Release Date: July 26, 2013
Label: Iron Works
Ka is a truly singular rapper/producer from Brooklyn’s Brownsville neighborhood. Last year, he put out Grief Pedigree, a confident and almost entirely inside-its-own-head record, all twinkling millisecond samples and veering-on-spoken-word raps delivered in a voice barely louder than a whisper. It ostensibly carried on the tradition of dead-eyed, burnt-soul ’90s hip-hop — the weed-roasted paranoia of early Mobb Deep, in particular — but it also adjusted the style to something far less swaggering and cruel. Whereas Prodigy and Havoc walked past and stared you down, Ka stares straight ahead, unaware you’re even there. He doesn’t make any concessions to the world at large.
Often, his work feels like a willful misreading of early-’90s street rap. He certainly knows that time period well. Natural Elements, his hip-hop crew of that era, signed to Tommy Boy and, like so many groups at the time, languished in limbo and never released an album. But just a few years ago, Ka staged the most humble of comebacks, starting with a deeply personal 2008 project called Iron Works that grabbed the attention of GZA, who later that year granted Ka a guest verse on his own “Firehouse,” off the Wu-Tang veteran’s Pro Tools album. Grief Pedigree followed four years later.
It’s worth noting here that Ka is a firefighter by profession: Hip-hop is his hobby, and it shows. He takes his time when rapping, unspooling what sounds more like a roving, interior monologue than the kind of straight spitting you might expect from a ’90s-bred New York MC. On his official website, the rapper penned his own biography — he does everything himself, actually, from mailing his records to shooting his videos — which, in turn, informs his manifesto: “Since I don’t depend on my music to eat, it’s given me the freedom to have fun and not expect anything from it.”
The Night’s Gambit is the best example yet of Ka’s take-it-or-leave-it rap-auteurist style. Content-wise, it’s hindsight-fraught, regret-filled hip-hop from a man, now in his early forties, who better understands his past transgressions now, even if he doesn’t feel any better about them. Opening track “You Know What It’s About” captures Ka’s blurring of the past and present. He begins with half-a-boast about maturation, and then tumbles into scattered, floating images from back in the day: “Left behind my childish ways / Dealing with dope matters for petty pay / Work everyday like there’s no Sabbath in Flatbush / The crack push get popped for lo’ fabrics / We bubble and shovel to the snow addicts.” Tellingly, these memories of dirt he did are described in the present tense. It’s all fresh and on the surface.

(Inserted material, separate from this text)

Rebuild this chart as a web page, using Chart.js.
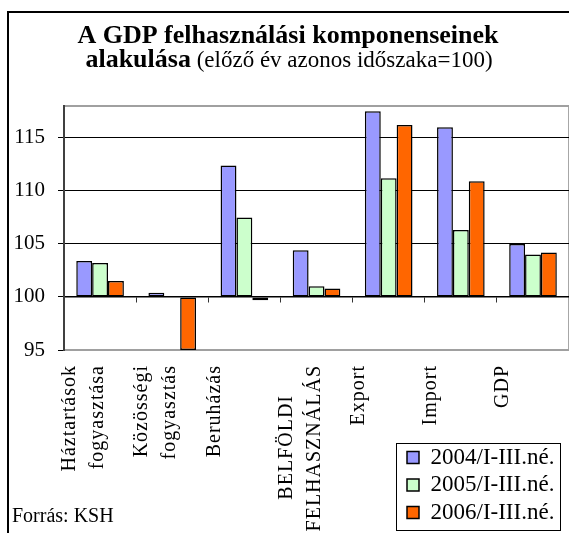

The production mostly entails Ka locating some shaving of sound and then looping it endlessly. Every few bars, it may shift for emphasis, but the result is always aggressively spare. Think the simple throb of a John Carpenter soundtrack by way of hard rock, blues, and soul samples. “You Know What It’s About” loops a version of the Black Sabbath “Black Sabbath” riff that rises and falls, but never crashes cathartically. Italian spy-movie jazz buzzes around on “Off the Record,” but never lands, leaving a palpable sense of discomfort. The point here is that nothing ever gets resolved. “Barring the Likeness” is just orchestrated strings vibrating to pitter-patter congas, over which Ka chants, “Barring the likeness / Born to live righteous,” and it’s just like, is this even hip-hop anymore?
Think about Ka’s strange perspective like this: Here is a working-class professional who raps on the side (and concocts almost ambient beats), seemingly because he’s just got to get this shit out of his head, “this shit” mostly involving the illegal business of his youth. This is quite different from the growing up/getting humble narratives of, say, Jay Z or Nas, who have grown with their audiences and gotten reflective along with them, and get a lot of credit for acting their age. Ka, by contrast, is the type of quiet innovator who will remain underrated and overlooked. Which would be more frustrating if his closed-circuit dismantling of boom-bap suggested that he had any interest in what anybody else thought.